**WHAT IS REQUIRED:** Output the first line of the listing and each line after it, up to and including the line that contains "cea_end = [31, 9.4, 0.9, 5.0, 5.0, 25.5, 1.26, 5.0, 1.4]", exactly as written, minus the pictures.

**DATA SECTION:**
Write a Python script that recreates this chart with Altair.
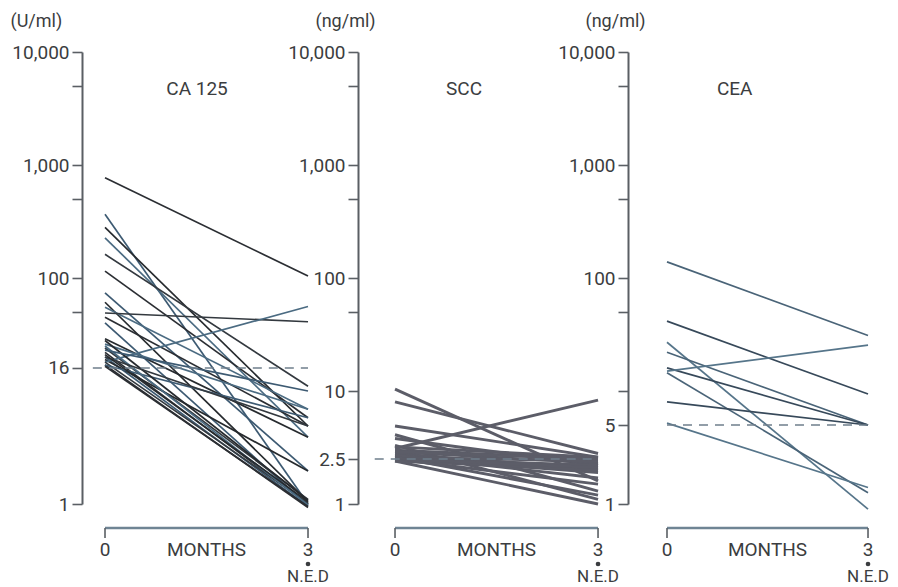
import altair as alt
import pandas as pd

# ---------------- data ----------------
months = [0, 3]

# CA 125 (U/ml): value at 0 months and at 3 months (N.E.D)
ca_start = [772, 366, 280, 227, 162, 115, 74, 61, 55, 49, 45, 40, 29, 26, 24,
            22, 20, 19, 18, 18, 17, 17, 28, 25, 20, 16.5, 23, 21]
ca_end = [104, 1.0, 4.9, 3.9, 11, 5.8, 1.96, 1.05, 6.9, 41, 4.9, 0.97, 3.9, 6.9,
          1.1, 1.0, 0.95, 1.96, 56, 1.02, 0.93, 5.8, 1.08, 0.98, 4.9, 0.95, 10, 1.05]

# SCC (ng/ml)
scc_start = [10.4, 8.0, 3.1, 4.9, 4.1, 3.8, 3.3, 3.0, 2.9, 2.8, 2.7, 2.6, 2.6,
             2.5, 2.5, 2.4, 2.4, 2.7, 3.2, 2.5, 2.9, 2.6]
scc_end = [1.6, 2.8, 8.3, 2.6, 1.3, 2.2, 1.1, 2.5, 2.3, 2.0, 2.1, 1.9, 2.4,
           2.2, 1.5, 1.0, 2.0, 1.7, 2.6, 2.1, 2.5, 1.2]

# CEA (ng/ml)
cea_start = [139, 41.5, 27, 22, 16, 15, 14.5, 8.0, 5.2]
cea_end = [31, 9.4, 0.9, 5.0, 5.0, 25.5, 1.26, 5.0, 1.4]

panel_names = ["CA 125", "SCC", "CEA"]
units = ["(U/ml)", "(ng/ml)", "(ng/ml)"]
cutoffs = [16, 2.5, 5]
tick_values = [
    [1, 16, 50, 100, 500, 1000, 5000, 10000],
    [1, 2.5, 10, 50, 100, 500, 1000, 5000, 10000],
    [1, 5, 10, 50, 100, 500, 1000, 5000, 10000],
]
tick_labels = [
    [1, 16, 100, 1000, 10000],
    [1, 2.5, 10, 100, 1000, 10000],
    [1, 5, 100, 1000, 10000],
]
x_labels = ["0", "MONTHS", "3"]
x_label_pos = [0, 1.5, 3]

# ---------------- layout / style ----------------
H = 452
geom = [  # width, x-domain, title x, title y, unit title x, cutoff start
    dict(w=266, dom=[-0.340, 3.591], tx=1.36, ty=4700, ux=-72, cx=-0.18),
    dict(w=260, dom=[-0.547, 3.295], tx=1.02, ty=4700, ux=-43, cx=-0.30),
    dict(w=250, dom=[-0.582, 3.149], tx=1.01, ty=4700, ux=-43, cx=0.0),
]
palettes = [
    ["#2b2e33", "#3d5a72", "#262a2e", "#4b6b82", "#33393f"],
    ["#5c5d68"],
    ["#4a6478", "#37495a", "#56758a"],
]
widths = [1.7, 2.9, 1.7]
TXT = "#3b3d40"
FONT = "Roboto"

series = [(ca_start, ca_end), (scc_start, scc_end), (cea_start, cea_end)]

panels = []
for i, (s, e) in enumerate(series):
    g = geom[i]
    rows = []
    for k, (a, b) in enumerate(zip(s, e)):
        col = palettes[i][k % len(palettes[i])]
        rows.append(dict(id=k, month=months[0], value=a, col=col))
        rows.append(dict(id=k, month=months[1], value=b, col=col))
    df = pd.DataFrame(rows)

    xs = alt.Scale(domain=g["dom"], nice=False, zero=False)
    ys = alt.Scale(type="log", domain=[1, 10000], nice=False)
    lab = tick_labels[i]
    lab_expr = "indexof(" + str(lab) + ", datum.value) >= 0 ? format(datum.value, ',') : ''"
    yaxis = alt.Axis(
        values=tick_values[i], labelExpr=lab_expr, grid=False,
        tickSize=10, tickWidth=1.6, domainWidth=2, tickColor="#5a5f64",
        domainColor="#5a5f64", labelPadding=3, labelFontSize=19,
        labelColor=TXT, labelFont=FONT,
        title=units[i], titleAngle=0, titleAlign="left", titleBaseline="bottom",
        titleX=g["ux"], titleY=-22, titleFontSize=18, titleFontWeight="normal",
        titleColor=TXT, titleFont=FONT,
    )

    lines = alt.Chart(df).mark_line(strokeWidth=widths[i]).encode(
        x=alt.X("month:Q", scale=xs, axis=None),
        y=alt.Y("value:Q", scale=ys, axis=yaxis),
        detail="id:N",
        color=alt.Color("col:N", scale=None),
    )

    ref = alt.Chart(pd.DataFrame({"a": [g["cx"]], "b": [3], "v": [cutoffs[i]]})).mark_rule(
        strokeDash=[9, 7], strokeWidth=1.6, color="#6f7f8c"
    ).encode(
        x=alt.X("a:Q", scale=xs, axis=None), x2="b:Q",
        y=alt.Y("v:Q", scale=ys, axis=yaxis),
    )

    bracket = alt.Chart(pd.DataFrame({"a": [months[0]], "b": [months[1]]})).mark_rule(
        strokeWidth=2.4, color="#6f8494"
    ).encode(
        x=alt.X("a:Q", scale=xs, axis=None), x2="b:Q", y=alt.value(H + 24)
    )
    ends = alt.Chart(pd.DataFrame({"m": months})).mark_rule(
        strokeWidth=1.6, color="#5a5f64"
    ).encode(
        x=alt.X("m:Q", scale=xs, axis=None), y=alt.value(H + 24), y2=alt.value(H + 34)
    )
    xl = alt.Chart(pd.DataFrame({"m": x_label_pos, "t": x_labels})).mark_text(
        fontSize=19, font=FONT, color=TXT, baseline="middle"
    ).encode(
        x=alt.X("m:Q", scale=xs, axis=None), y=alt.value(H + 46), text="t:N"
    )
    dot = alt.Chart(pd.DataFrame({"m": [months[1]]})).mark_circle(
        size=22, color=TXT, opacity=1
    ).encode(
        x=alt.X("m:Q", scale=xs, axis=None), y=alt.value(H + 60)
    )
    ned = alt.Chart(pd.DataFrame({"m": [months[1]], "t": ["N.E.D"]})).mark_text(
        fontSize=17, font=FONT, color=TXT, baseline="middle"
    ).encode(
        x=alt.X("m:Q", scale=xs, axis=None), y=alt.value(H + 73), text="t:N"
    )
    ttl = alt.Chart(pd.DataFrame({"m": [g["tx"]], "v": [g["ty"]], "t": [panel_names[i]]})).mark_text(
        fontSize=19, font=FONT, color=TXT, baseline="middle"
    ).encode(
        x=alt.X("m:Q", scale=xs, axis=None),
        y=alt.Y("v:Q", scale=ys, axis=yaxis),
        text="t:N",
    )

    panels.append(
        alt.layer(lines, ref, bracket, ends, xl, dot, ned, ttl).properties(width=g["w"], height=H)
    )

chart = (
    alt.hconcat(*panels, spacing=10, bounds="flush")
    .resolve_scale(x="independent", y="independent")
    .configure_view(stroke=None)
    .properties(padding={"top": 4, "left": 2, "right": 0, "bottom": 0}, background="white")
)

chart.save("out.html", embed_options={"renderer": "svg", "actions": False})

**REPLY TO THE TASK:**
Write a Python script that recreates this chart with Altair.
import altair as alt
import pandas as pd

# ---------------- data ----------------
months = [0, 3]

# CA 125 (U/ml): value at 0 months and at 3 months (N.E.D)
ca_start = [772, 366, 280, 227, 162, 115, 74, 61, 55, 49, 45, 40, 29, 26, 24,
            22, 20, 19, 18, 18, 17, 17, 28, 25, 20, 16.5, 23, 21]
ca_end = [104, 1.0, 4.9, 3.9, 11, 5.8, 1.96, 1.05, 6.9, 41, 4.9, 0.97, 3.9, 6.9,
          1.1, 1.0, 0.95, 1.96, 56, 1.02, 0.93, 5.8, 1.08, 0.98, 4.9, 0.95, 10, 1.05]

# SCC (ng/ml)
scc_start = [10.4, 8.0, 3.1, 4.9, 4.1, 3.8, 3.3, 3.0, 2.9, 2.8, 2.7, 2.6, 2.6,
             2.5, 2.5, 2.4, 2.4, 2.7, 3.2, 2.5, 2.9, 2.6]
scc_end = [1.6, 2.8, 8.3, 2.6, 1.3, 2.2, 1.1, 2.5, 2.3, 2.0, 2.1, 1.9, 2.4,
           2.2, 1.5, 1.0, 2.0, 1.7, 2.6, 2.1, 2.5, 1.2]

# CEA (ng/ml)
cea_start = [139, 41.5, 27, 22, 16, 15, 14.5, 8.0, 5.2]
cea_end = [31, 9.4, 0.9, 5.0, 5.0, 25.5, 1.26, 5.0, 1.4]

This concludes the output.